To construct an angle 90°, follow the given steps:

1. Draw a ray OA

2. Take O as a centre with any radius, draw an arc DCB is that cuts OA at B.

3. With B as a centre with the same radius, mark a point C on the arc DCB.

4. With C as a centre and the same radius, mark a point D on the arc DCB.

5. Take C and D as centre, draw two arcs which intersect each other with the same radius at P.
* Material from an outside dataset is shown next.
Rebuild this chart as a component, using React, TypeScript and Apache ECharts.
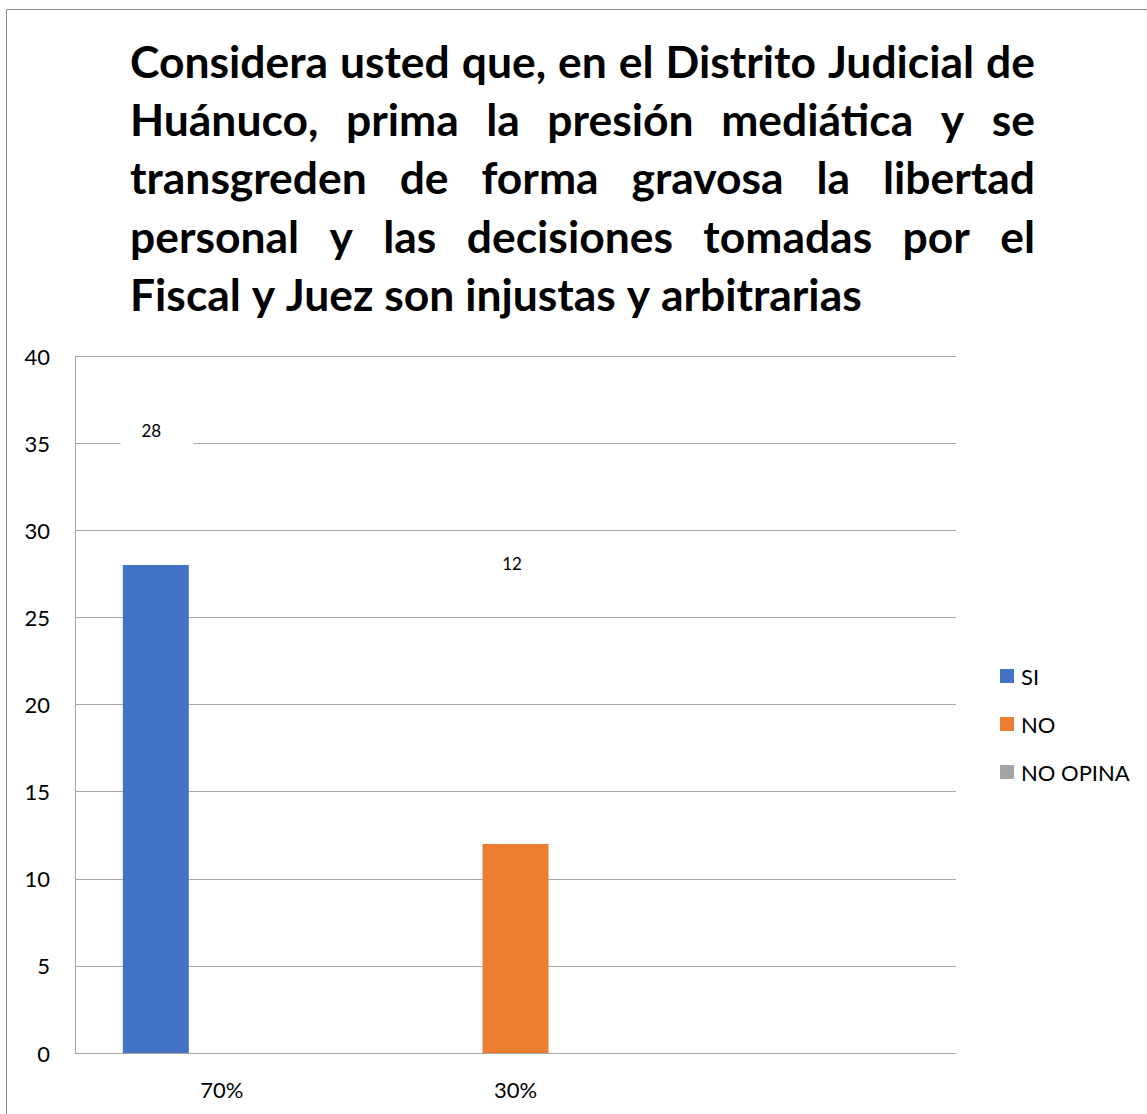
import React, { useEffect, useRef } from "react";
import * as echarts from "echarts";

const titleLines = [
  "Considera usted que, en el Distrito Judicial de",
  "Huánuco, prima la presión mediática y se",
  "transgreden de forma gravosa la libertad",
  "personal y las decisiones tomadas por el",
  "Fiscal y Juez son injustas y arbitrarias",
];
const categories = ["70%", "30%", ""];
const seriesNames = ["SI", "NO", "NO OPINA"];
const siValues = [28, null, null];
const noValues = [null, 12, null];
const noOpinaValues = [null, null, null];
const colors = ["#4472c4", "#ed7d31", "#a5a5a5"];
const yMin = 0;
const yMax = 40;
const yInterval = 5;

const FONT = "Lato";

export default function App() {
  const ref = useRef<HTMLDivElement>(null);
  useEffect(() => {
    if (!ref.current) return;
    const chart = echarts.init(ref.current, undefined, { renderer: "svg" });

    // title layout (justified like the original)
    const ctx = document.createElement("canvas").getContext("2d")!;
    let fs = 40;
    ctx.font = `bold ${fs}px ${FONT}`;
    const wLast = ctx.measureText(titleLines[titleLines.length - 1]).width;
    fs = Math.max(34, Math.min(46, (fs * 732) / wLast));
    ctx.font = `bold ${fs}px ${FONT}`;
    const left = 130;
    const right = 1035;
    const titleEls: any[] = [];
    titleLines.forEach((line, i) => {
      const y = 60 + i * 58.4;
      const words = line.split(" ");
      const widths = words.map((w) => ctx.measureText(w).width);
      const total = widths.reduce((a, b) => a + b, 0);
      const justify = i < titleLines.length - 1 && words.length > 1;
      const gap = justify
        ? (right - left - total) / (words.length - 1)
        : ctx.measureText(" ").width;
      let x = left;
      words.forEach((w, k) => {
        titleEls.push({
          type: "text",
          x,
          y,
          silent: true,
          style: {
            text: w,
            fontFamily: FONT,
            fontWeight: "bold",
            fontSize: fs,
            fill: "#000",
            align: "left",
            verticalAlign: "middle",
          },
        });
        x += widths[k] + gap;
      });
    });

    const labelBase = {
      show: true,
      fontFamily: FONT,
      fontSize: 17,
      color: "#000",
      backgroundColor: "#fff",
      padding: [8, 32, 10, 21],
      align: "center",
      verticalAlign: "middle",
    };

    chart.setOption({
      animation: false,
      backgroundColor: "#fff",
      textStyle: { fontFamily: FONT },
      graphic: [
        {
          type: "rect",
          silent: true,
          shape: { x: 6.5, y: 9.5, width: 1400, height: 1400 },
          style: { fill: "none", stroke: "#8c8c8c", lineWidth: 1 },
          z: -10,
        },
        ...titleEls,
      ],
      legend: {
        data: seriesNames,
        orient: "vertical",
        left: 1000,
        top: 665,
        padding: 0,
        itemWidth: 14,
        itemHeight: 14,
        itemGap: 26,
        icon: "rect",
        textStyle: {
          fontFamily: FONT,
          fontSize: 22,
          lineHeight: 22,
          color: "#000",
          padding: [0, 0, 0, 2],
        },
      },
      grid: { left: 75, right: 191, top: 356, bottom: 61, containLabel: false },
      xAxis: {
        type: "category",
        data: categories,
        axisLine: { show: true, lineStyle: { color: "#a6a6a6", width: 1 } },
        axisTick: { show: false },
        axisLabel: {
          fontFamily: FONT,
          fontSize: 22,
          color: "#000",
          margin: 25,
        },
        splitLine: { show: false },
      },
      yAxis: {
        type: "value",
        min: yMin,
        max: yMax,
        interval: yInterval,
        axisLine: { show: true, lineStyle: { color: "#a6a6a6", width: 1 } },
        axisTick: { show: false },
        axisLabel: {
          fontFamily: FONT,
          fontSize: 22,
          color: "#000",
          margin: 25,
        },
        splitLine: { show: true, lineStyle: { color: "#a6a6a6", width: 1 } },
      },
      series: [
        {
          name: seriesNames[0],
          type: "bar",
          data: siValues,
          barWidth: 66,
          barGap: "0%",
          itemStyle: { color: colors[0] },
          label: { ...labelBase, position: ["50%", -135], offset: [1, 0] },
        },
        {
          name: seriesNames[1],
          type: "bar",
          data: noValues,
          barWidth: 66,
          barGap: "0%",
          itemStyle: { color: colors[1] },
          label: { ...labelBase, position: ["50%", -280], offset: [2, 0] },
        },
        {
          name: seriesNames[2],
          type: "bar",
          data: noOpinaValues,
          barWidth: 66,
          barGap: "0%",
          itemStyle: { color: colors[2] },
          label: { ...labelBase, position: ["50%", -20] },
        },
      ],
    });
    return () => chart.dispose();
  }, []);
  return (
    <div
      ref={ref}
      style={{ position: "absolute", left: 0, top: 0, width: 1147, height: 1114 }}
    />
  );
}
6. Finally, the ray OP is joined which makes an angle 90° with OP is formed.

Justification

To prove ∠POA = 90°

In order to prove this, draw a dotted line from the point O to C and O to D and the angles formed are:

From the construction, it is observed that

OB = BC = OC

Therefore, OBC is an equilateral triangle

So that, ∠BOC = 60°.

Similarly,

OD = DC = OC

Therefore, DOC is an equilateral triangle

So that, ∠DOC = 60°.

From SSS triangle congruence rule

△OBC ≅ OCD

So, ∠BOC = ∠DOC [By C.P.C.T]

Therefore, ∠COP = ½ ∠DOC = ½ (60°).

∠COP = 30°

To find the ∠POA = 90°:

∠POA = ∠BOC+∠COP

∠POA = 60°+30°

∠POA = 90°

Hence, justified.